— START PROVIDED DATA —
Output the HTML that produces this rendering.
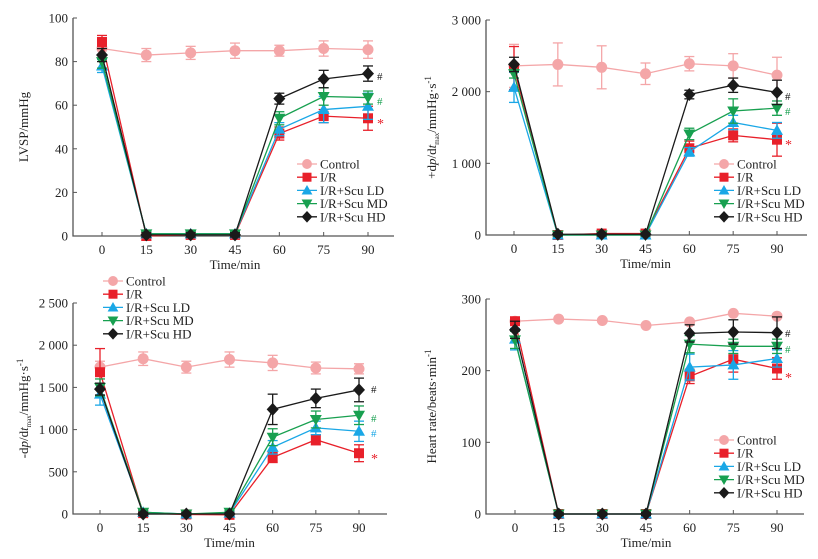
<!DOCTYPE html>
<html><head><meta charset="utf-8"><style>
html,body{margin:0;padding:0;background:#fff;}
svg{display:block;font-family:"Liberation Serif",serif;}
</style></head><body>
<svg id="fig" width="818" height="559" viewBox="0 0 818 559" xmlns="http://www.w3.org/2000/svg"></svg>
<script>
const times = [0,15,30,45,60,75,90];
const seriesNames = ["Control","I/R","I/R+Scu LD","I/R+Scu MD","I/R+Scu HD"];
const seriesColors = ["#f4a6a8","#e8202a","#1aa7e6","#18a050","#1a1a1a"];
const seriesMarkers = ["circle","square","triangle","triangleDown","diamond"];

// Panel A: LVSP
const lvspControl = [86,83,84,85,85,86,85.5];
const lvspIR = [89,0,0.5,0.5,47,55,54];
const lvspLD = [78,1,1,1,49,58,59.5];
const lvspMD = [80,1,1,1,54,64,63.5];
const lvspHD = [83,0.5,0.5,0.5,63,72,74.5];
const lvspErr = [[3,3,3,3.5,2.5,3.5,4],[3,2,1,1,3,3,5.5],[3,1,1,1,3,6,6],[3,1,1,1,3,4,3],[3,1,1,1,2.5,4,3.5]];
const lvspTicks = [0,20,40,60,80,100];

// Panel B: +dp/dt max
const pdpControl = [2360,2380,2340,2250,2390,2360,2230];
const pdpIR = [2330,0,20,20,1210,1390,1330];
const pdpLD = [2060,0,0,0,1160,1570,1460];
const pdpMD = [2250,0,0,0,1410,1730,1770];
const pdpHD = [2380,10,10,10,1960,2090,1990];
const pdpErr = [[300,300,300,150,100,170,250],[300,20,20,20,100,90,230],[210,20,20,20,60,100,110],[60,20,20,20,80,170,100],[100,20,20,20,60,100,170]];
const pdpTicks = [0,1000,2000,3000];

// Panel C: -dp/dt max
const ndpControl = [1740,1840,1740,1830,1790,1730,1720];
const ndpIR = [1680,10,-5,-10,670,880,720];
const ndpLD = [1420,20,0,10,790,1020,980];
const ndpMD = [1500,20,0,20,910,1120,1170];
const ndpHD = [1480,0,0,0,1240,1370,1470];
const ndpErr = [[70,80,70,90,90,70,60],[280,20,20,20,60,60,100],[130,20,20,20,80,80,120],[100,20,20,20,100,100,110],[70,20,20,20,180,110,140]];
const ndpTicks = [0,500,1000,1500,2000,2500];

// Panel D: Heart rate
const hrControl = [269,272,270,263,268,280,276];
const hrIR = [269,0,0,0,192,216,203];
const hrLD = [244,0,0,0,205,208,217];
const hrMD = [243,0,0,0,237,234,234];
const hrHD = [257,0,0,0,252,254,253];
const hrErr = [[3,2,2,2,2,2,3],[5,2,2,2,10,18,15],[15,2,2,2,18,20,12],[12,2,2,2,12,10,10],[12,2,2,2,12,17,22]];
const hrTicks = [0,100,200,300];

const NS = "http://www.w3.org/2000/svg";
const svg = document.getElementById("fig");
function mk(tag, attrs, parent){
  const e = document.createElementNS(NS, tag);
  for (const k in attrs) e.setAttribute(k, attrs[k]);
  (parent||svg).appendChild(e);
  return e;
}
function fmt(v){ return v>=1000 ? String(v).replace(/(\d)(\d{3})$/,"$1 $2") : String(v); }

function marker(g, type, x, y, color, s){
  let el;
  if (type==="circle") el = mk("circle",{cx:x,cy:y,r:s*0.55,fill:color},g);
  else if (type==="square") el = mk("rect",{x:x-s*0.5,y:y-s*0.5,width:s,height:s,fill:color},g);
  else if (type==="triangle") el = mk("polygon",{points:`${x},${y-s*0.6} ${x-s*0.6},${y+s*0.45} ${x+s*0.6},${y+s*0.45}`,fill:color},g);
  else if (type==="triangleDown") el = mk("polygon",{points:`${x},${y+s*0.6} ${x-s*0.6},${y-s*0.45} ${x+s*0.6},${y-s*0.45}`,fill:color},g);
  else el = mk("polygon",{points:`${x},${y-s*0.65} ${x+s*0.6},${y} ${x},${y+s*0.65} ${x-s*0.6},${y}`,fill:color},g);
  return el;
}

function panel(cfg){
  const g = mk("g",{});
  
  
  const ymax = cfg.ticks[cfg.ticks.length-1];
  const ys = v => cfg.y0 + (cfg.yTop - cfg.y0) * v / ymax;
  const xs = t => cfg.x0 + (cfg.x90 - cfg.x0) * t / 90;
  // axes
  const ax = mk("path",{d:`M${cfg.ax},${ys(ymax)} L${cfg.ax},${cfg.y0} L${cfg.axEnd},${cfg.y0}`,stroke:"#555",fill:"none","stroke-width":1.3},g);
  
  
  cfg.ticks.forEach(v=>{
    mk("line",{x1:cfg.ax,x2:cfg.ax+4,y1:ys(v),y2:ys(v),stroke:"#555","stroke-width":1},g);
    const t = mk("text",{x:cfg.ax-5,y:ys(v)+4.5,"text-anchor":"end","font-size":13,fill:"#222"},g);
    t.textContent = fmt(v);
    
    
  });
  times.forEach(tm=>{
    mk("line",{x1:xs(tm),x2:xs(tm),y1:cfg.y0,y2:cfg.y0-4,stroke:"#555","stroke-width":1},g);
    const t = mk("text",{x:xs(tm),y:cfg.y0+18,"text-anchor":"middle","font-size":13,fill:"#222"},g);
    t.textContent = tm;
    
    
  });
  const xl = mk("text",{x:(cfg.x0+cfg.x90)/2,y:cfg.y0+33,"text-anchor":"middle","font-size":13,fill:"#222"},g);
  xl.textContent = "Time/min";
  
  
  const yl = mk("text",{transform:`translate(${cfg.ylx},${(cfg.y0+ys(ymax))/2}) rotate(-90)`,"text-anchor":"middle","font-size":13,fill:"#222"},g);
  yl.innerHTML = cfg.ylabel;
  
  
  // series
  cfg.data.forEach((vals,i)=>{
    const sg = mk("g",{},g);
    
    
    const c = seriesColors[i];
    mk("polyline",{points:vals.map((v,j)=>`${xs(times[j])},${ys(v)}`).join(" "),fill:"none",stroke:c,"stroke-width":1.3},sg);
    vals.forEach((v,j)=>{
      const e = cfg.err[i][j], x = xs(times[j]);
      mk("line",{x1:x,x2:x,y1:ys(v-e),y2:ys(v+e),stroke:c,"stroke-width":1.3},sg);
      mk("line",{x1:x-5,x2:x+5,y1:ys(v+e),y2:ys(v+e),stroke:c,"stroke-width":1.3},sg);
      mk("line",{x1:x-5,x2:x+5,y1:ys(v-e),y2:ys(v-e),stroke:c,"stroke-width":1.3},sg);
      const m = marker(sg, seriesMarkers[i], x, ys(v), c, 10);
      
      
    });
  });
  // legend
  const lg = mk("g",{},g);
  
  
  seriesNames.forEach((n,i)=>{
    const y = cfg.legY + i*13.2;
    mk("line",{x1:cfg.legX-10,x2:cfg.legX+10,y1:y,y2:y,stroke:seriesColors[i],"stroke-width":1.3},lg);
    marker(lg, seriesMarkers[i], cfg.legX, y, seriesColors[i], 9);
    const t = mk("text",{x:cfg.legX+13,y:y+4.5,"font-size":13,fill:"#222"},lg);
    t.textContent = n;
    
    
  });
  cfg.notes.forEach(nt=>{
    const t = mk("text",{x:nt[0],y:nt[1],"font-size":nt[2]==="*"?14:11,fill:seriesColors[nt[3]]},g);
    t.textContent = nt[2];
    
    
  });
}

const sup = s => `<tspan dy="-5" font-size="9">${s}</tspan><tspan dy="5"></tspan>`;
const dpl = (sign)=>`${sign}d<tspan font-style="italic">p</tspan>/d<tspan font-style="italic">t</tspan><tspan dy="3" font-size="7">max</tspan><tspan dy="-3">/mmHg·s</tspan>${sup("-1")}`;

panel({name:"lvsp-chart",data:[lvspControl,lvspIR,lvspLD,lvspMD,lvspHD],err:lvspErr,ticks:lvspTicks,
  ax:73,axEnd:394,y0:236,yTop:18,x0:102,x90:368,ylx:28,ylabel:"LVSP/mmHg",
  legX:307,legY:164,notes:[[377,80,"#",4],[377,105,"#",3],[377,128,"*",1]]});
panel({name:"positive-dpdt-chart",data:[pdpControl,pdpIR,pdpLD,pdpMD,pdpHD],err:pdpErr,ticks:pdpTicks,
  ax:486,axEnd:807,y0:235,yTop:20,x0:514,x90:777,ylx:436,ylabel:dpl("+"),
  legX:724,legY:164,notes:[[785,100,"#",4],[785,115,"#",3],[785,149,"*",1]]});
panel({name:"negative-dpdt-chart",data:[ndpControl,ndpIR,ndpLD,ndpMD,ndpHD],err:ndpErr,ticks:ndpTicks,
  ax:73,axEnd:387,y0:514,yTop:303,x0:100,x90:359,ylx:28,ylabel:dpl("-"),
  legX:113,legY:281,notes:[[371,393,"#",4],[371,422,"#",3],[371,437,"#",2],[371,463,"*",1]]});
panel({name:"heart-rate-chart",data:[hrControl,hrIR,hrLD,hrMD,hrHD],err:hrErr,ticks:hrTicks,
  ax:486,axEnd:804,y0:514,yTop:299,x0:515,x90:777,ylx:436,ylabel:"Heart rate/beats·min"+sup("-1"),
  legX:724,legY:440,notes:[[785,337,"#",4],[785,353,"#",3],[785,382,"*",1]]});
</script>
</body></html>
— END PROVIDED DATA —
## PROMPT
Repeat the lines of the listing above verbatim, beginning at its first line and ending at the line containing "const pdpTicks = [0,1000,2000,3000];", which is included. Omit pictures.

## TASK ANSWER
Output the HTML that produces this rendering.
<!DOCTYPE html>
<html><head><meta charset="utf-8"><style>
html,body{margin:0;padding:0;background:#fff;}
svg{display:block;font-family:"Liberation Serif",serif;}
</style></head><body>
<svg id="fig" width="818" height="559" viewBox="0 0 818 559" xmlns="http://www.w3.org/2000/svg"></svg>
<script>
const times = [0,15,30,45,60,75,90];
const seriesNames = ["Control","I/R","I/R+Scu LD","I/R+Scu MD","I/R+Scu HD"];
const seriesColors = ["#f4a6a8","#e8202a","#1aa7e6","#18a050","#1a1a1a"];
const seriesMarkers = ["circle","square","triangle","triangleDown","diamond"];

// Panel A: LVSP
const lvspControl = [86,83,84,85,85,86,85.5];
const lvspIR = [89,0,0.5,0.5,47,55,54];
const lvspLD = [78,1,1,1,49,58,59.5];
const lvspMD = [80,1,1,1,54,64,63.5];
const lvspHD = [83,0.5,0.5,0.5,63,72,74.5];
const lvspErr = [[3,3,3,3.5,2.5,3.5,4],[3,2,1,1,3,3,5.5],[3,1,1,1,3,6,6],[3,1,1,1,3,4,3],[3,1,1,1,2.5,4,3.5]];
const lvspTicks = [0,20,40,60,80,100];

// Panel B: +dp/dt max
const pdpControl = [2360,2380,2340,2250,2390,2360,2230];
const pdpIR = [2330,0,20,20,1210,1390,1330];
const pdpLD = [2060,0,0,0,1160,1570,1460];
const pdpMD = [2250,0,0,0,1410,1730,1770];
const pdpHD = [2380,10,10,10,1960,2090,1990];
const pdpErr = [[300,300,300,150,100,170,250],[300,20,20,20,100,90,230],[210,20,20,20,60,100,110],[60,20,20,20,80,170,100],[100,20,20,20,60,100,170]];
const pdpTicks = [0,1000,2000,3000];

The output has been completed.